Ronna has had an extremely rough past, including an extensive history of parental abuse that has left her thin-skinned and suspicious of authority figures. Because of this, she’s constantly butting heads with our management team and confronting them about perceived slights.
While some of the points she makes are reasonable, many are taken too personally or blown way out of proportion, and she tends to act very dramatic/livid about it. I’m looking to move up in the company, and I’m torn between loyalty to my friend and the need to remain on good terms with our higher-ups. I’m also worried that my friendliness with management will lead to Ronna resenting or distrusting me. How can I safely navigate?
IN THE MIDDLE IN COLORADO

DEAR IN THE MIDDLE: Do not involve yourself in Ronna’s problems on the job. If you do, they will spill over onto you. Maintain your personal relationship with her away from the office, while networking and trying to widen your circle of friends.
From what you have written, I doubt that Ronna will be working for your employer much longer. Workers who react in a “very dramatic/livid” manner are usually laid off because their behavior is unprofessional and disruptive.

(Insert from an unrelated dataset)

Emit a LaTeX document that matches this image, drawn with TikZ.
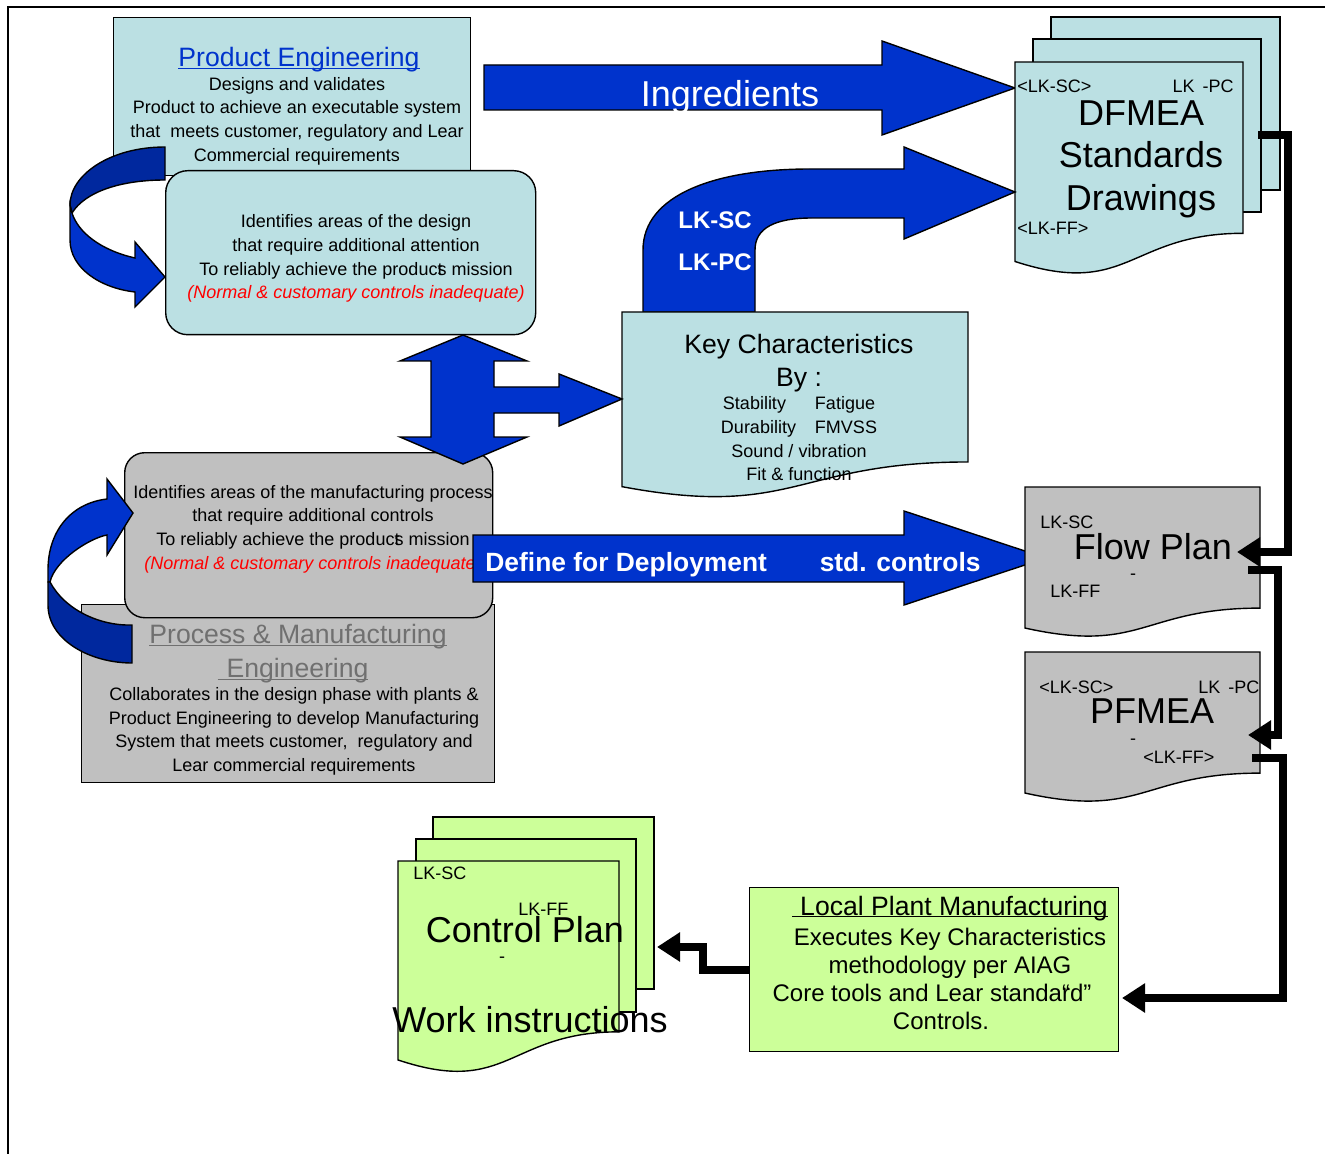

DEAR ABBY: I am having problems with my baby dad helping me with our 2-year-old daughter. I don’t like the idea of putting him on child support. I have tried counseling with him. In addition to asking him to step up, I have tried giving him lists of what our daughter needs, and he still isn’t helping. Instead he’s asking me to help with his bills.
I don’t know what to do. I really don’t want to go after child support since he now has two jobs. I need his help, but I don’t know how to get him to contribute. Any ideas?
STRUGGLING MOM IN OHIO

DEAR MOM: You have tried asking, you have tried counseling. The only option left to convince him to step up to the plate and fulfill his obligations as a father is to contact Child Support Services and ask for help.
P.S. You absolutely should NOT pay his bills!

DEAR ABBY: I have been asked by a close friend to officiate at his wedding. I’m honored to have been asked, and it would be easy for me to get the credentials, but I am not comfortable doing it for personal reasons. I know it’s his special day, and he really wants me to do it. How can I politely decline without hurting our friendship? I don’t know how to word my refusal.
NOT FOR ME

DEAR NOT: Be honest to the degree that you can be without causing hurt feelings. Explain that you are honored to have been asked to officiate (which is true), but would not be comfortable in that role (also true). Then deflect by offering to support your friend in some other way on his special day.